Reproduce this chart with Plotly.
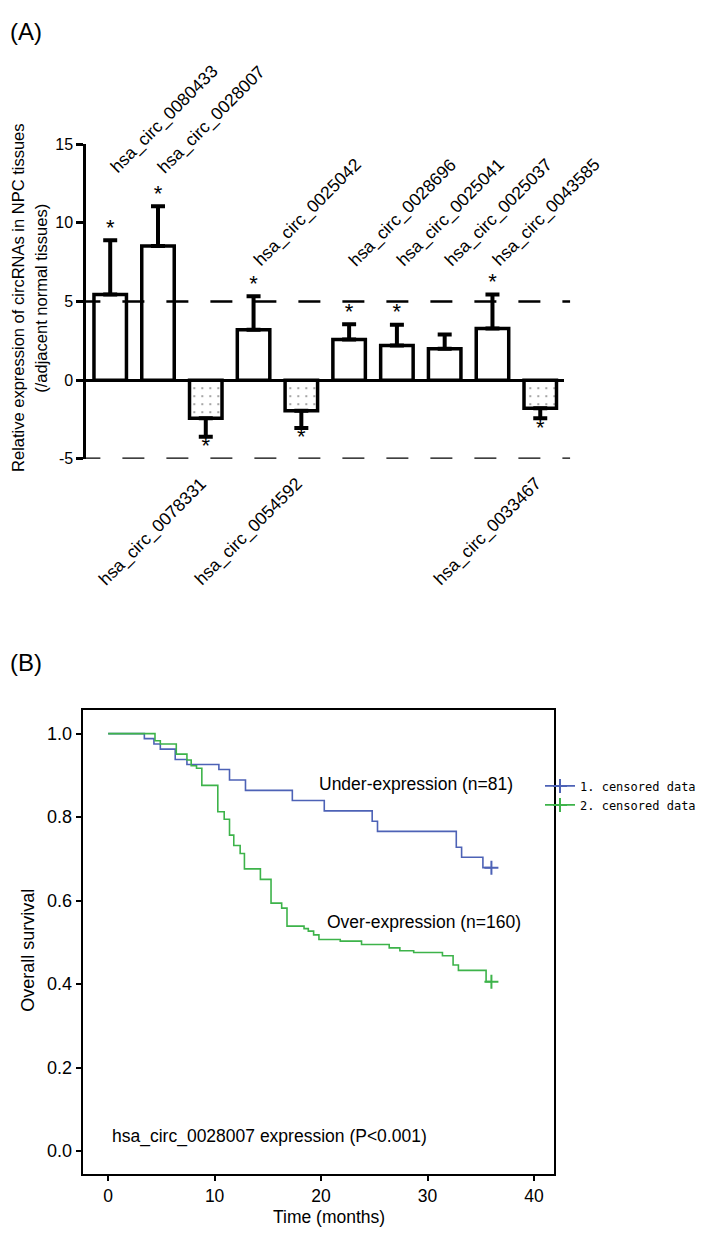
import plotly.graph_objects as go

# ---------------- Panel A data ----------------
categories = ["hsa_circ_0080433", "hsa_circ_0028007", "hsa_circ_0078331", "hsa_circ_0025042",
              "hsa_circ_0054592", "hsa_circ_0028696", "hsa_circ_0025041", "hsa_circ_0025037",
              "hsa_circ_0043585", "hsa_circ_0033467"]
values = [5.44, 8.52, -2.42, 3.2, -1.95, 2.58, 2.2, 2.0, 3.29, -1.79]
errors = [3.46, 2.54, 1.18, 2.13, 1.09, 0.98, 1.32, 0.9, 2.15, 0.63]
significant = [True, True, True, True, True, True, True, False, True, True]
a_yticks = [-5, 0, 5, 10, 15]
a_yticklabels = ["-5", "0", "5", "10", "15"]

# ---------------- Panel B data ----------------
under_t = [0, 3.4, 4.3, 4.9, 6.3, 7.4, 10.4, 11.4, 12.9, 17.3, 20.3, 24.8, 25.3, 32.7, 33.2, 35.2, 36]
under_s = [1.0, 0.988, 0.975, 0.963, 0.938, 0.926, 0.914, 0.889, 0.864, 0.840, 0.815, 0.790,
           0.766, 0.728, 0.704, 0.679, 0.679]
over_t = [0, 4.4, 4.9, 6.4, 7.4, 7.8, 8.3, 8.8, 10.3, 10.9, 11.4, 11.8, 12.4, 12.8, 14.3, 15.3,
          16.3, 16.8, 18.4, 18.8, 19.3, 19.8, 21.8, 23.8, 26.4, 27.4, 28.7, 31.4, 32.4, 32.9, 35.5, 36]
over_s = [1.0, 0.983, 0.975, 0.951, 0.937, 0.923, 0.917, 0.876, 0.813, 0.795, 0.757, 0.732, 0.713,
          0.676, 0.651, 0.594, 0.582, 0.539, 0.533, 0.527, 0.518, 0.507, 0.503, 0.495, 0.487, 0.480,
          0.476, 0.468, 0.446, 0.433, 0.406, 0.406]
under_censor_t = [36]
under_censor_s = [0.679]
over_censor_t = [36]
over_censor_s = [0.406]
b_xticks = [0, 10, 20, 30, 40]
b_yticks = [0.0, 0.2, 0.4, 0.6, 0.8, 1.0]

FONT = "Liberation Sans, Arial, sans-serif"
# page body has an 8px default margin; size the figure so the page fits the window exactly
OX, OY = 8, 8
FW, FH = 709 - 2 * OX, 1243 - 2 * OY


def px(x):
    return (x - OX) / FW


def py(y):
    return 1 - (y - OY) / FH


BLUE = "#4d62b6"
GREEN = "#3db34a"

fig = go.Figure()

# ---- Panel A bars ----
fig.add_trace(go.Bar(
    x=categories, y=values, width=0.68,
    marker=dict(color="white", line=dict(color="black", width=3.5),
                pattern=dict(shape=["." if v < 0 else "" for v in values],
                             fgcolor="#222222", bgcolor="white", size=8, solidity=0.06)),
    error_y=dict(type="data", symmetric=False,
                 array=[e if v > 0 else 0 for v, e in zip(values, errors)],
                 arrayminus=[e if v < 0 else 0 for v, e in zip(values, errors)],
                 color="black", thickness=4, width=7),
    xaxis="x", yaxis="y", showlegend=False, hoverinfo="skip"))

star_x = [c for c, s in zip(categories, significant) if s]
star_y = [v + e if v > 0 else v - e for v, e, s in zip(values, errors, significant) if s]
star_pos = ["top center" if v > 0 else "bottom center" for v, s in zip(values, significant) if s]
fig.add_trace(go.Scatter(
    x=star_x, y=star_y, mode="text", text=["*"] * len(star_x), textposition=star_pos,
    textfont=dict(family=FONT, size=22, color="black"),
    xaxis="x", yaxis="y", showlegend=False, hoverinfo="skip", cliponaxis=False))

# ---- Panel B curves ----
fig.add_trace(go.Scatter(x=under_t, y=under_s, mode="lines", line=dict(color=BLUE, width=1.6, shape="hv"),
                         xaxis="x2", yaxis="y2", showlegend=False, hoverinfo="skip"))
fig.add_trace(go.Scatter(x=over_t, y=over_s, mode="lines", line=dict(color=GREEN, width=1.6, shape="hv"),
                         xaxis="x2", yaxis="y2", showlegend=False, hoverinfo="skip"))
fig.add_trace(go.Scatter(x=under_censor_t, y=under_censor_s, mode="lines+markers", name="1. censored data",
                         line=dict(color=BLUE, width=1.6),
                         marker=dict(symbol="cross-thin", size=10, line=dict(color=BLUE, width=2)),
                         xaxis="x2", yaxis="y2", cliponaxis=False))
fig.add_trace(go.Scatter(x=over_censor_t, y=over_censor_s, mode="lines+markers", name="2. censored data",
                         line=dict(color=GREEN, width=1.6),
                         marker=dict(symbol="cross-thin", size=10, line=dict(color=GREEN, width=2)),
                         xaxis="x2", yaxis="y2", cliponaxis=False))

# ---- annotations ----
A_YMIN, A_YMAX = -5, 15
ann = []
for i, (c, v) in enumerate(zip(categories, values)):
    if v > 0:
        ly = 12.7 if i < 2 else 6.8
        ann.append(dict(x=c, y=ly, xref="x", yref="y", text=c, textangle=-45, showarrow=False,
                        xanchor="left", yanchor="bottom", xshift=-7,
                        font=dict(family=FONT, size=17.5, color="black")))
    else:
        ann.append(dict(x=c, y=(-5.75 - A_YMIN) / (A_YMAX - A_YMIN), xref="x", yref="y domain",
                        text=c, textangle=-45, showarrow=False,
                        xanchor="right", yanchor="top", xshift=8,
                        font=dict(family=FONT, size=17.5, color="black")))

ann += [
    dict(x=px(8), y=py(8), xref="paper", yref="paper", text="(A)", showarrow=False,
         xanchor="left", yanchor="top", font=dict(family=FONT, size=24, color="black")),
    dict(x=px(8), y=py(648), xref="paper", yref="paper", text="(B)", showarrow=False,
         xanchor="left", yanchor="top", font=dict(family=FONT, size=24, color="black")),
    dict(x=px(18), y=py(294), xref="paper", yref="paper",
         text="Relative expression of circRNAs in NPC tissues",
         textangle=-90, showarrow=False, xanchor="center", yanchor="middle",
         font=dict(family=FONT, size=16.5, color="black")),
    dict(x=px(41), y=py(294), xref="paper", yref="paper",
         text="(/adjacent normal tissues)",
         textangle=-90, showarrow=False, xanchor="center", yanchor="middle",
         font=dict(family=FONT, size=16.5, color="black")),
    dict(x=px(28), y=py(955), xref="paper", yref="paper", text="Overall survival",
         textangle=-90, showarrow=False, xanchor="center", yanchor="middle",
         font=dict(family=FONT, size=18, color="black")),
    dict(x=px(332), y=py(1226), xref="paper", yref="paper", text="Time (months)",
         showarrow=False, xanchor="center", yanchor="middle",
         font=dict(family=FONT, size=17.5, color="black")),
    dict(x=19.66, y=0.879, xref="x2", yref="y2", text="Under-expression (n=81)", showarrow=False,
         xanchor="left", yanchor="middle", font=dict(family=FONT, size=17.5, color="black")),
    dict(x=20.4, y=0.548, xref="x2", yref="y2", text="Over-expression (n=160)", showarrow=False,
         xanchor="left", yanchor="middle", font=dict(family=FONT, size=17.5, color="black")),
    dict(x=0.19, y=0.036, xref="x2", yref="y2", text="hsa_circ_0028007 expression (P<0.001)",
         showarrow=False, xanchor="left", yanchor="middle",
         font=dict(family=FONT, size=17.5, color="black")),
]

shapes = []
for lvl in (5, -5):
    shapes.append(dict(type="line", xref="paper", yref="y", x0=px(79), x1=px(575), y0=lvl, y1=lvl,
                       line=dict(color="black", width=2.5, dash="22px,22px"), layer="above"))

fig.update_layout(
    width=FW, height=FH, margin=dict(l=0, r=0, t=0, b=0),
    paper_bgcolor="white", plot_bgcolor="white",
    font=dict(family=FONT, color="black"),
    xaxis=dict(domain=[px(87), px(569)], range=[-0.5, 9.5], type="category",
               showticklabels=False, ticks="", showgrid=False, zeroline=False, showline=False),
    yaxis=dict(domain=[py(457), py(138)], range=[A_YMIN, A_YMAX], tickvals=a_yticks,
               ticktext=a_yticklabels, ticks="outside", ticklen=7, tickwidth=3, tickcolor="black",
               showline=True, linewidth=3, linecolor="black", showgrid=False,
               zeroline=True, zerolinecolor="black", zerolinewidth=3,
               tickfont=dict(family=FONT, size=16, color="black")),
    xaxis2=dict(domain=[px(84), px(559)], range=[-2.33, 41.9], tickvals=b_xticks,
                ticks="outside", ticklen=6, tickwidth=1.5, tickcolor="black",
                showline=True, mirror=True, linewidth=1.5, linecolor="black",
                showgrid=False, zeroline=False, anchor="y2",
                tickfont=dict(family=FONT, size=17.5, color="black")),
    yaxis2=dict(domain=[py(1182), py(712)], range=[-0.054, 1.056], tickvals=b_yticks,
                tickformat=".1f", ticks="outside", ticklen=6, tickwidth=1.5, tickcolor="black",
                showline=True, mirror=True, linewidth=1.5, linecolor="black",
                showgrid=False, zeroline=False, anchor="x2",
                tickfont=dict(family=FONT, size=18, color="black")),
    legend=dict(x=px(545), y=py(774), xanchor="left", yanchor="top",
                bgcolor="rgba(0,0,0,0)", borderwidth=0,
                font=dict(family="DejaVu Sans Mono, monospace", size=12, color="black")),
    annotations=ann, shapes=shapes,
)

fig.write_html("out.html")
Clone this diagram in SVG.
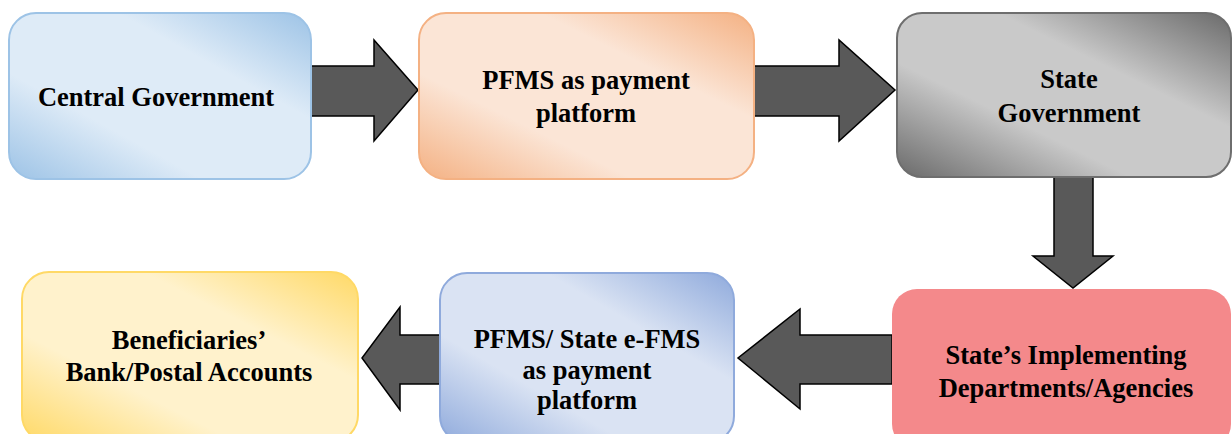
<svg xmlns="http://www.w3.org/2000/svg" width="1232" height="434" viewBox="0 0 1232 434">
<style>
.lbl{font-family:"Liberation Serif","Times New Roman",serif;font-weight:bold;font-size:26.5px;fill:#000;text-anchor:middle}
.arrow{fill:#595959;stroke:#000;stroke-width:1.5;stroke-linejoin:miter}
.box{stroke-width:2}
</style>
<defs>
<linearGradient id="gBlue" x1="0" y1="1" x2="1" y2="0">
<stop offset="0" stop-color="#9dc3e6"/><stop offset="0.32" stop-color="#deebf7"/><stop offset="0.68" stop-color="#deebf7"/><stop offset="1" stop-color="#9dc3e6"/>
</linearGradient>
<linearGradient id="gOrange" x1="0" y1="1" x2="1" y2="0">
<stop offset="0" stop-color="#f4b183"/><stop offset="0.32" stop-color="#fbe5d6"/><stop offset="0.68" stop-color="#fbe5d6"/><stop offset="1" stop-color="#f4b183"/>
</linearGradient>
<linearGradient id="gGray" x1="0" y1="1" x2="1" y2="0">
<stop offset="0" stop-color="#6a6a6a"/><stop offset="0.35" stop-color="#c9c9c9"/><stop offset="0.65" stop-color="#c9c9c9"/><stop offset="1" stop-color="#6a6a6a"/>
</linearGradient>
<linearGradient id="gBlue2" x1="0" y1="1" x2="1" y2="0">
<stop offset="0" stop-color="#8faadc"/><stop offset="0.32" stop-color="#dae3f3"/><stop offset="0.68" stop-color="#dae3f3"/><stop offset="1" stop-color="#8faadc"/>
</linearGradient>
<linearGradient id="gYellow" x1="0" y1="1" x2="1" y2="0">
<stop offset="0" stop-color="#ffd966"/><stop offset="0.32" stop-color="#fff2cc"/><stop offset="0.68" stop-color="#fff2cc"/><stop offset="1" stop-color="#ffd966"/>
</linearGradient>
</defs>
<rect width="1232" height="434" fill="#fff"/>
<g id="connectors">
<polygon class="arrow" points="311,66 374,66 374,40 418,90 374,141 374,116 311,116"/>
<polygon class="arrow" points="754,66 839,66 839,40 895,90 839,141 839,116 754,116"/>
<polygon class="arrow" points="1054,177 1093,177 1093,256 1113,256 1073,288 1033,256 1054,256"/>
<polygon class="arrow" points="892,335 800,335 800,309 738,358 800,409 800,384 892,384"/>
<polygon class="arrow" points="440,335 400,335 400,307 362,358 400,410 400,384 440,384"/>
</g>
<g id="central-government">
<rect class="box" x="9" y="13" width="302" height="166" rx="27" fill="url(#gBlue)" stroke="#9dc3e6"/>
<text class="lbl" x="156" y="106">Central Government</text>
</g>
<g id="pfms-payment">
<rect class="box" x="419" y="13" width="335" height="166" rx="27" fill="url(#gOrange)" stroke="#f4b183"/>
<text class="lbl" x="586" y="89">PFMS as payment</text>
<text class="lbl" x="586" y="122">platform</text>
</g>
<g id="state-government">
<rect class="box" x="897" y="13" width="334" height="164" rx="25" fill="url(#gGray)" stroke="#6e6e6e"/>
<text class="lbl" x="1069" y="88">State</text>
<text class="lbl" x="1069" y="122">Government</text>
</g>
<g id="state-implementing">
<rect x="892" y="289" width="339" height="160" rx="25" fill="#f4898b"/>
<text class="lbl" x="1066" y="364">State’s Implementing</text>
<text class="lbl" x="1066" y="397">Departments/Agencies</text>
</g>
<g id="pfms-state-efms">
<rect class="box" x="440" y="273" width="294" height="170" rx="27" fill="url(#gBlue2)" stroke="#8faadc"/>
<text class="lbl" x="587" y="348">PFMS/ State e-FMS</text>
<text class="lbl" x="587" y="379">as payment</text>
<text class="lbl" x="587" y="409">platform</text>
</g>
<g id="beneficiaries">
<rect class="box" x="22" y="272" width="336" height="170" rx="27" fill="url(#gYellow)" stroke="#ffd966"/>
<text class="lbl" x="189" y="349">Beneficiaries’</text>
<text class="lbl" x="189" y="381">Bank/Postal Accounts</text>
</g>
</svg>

Set exercise:
Output exactly the span of lines from the top of the listing through the line holding "import plotly.graph_objects as go", and leave every picture out.

The reply:
Reproduce this chart with Plotly.
import plotly.graph_objects as go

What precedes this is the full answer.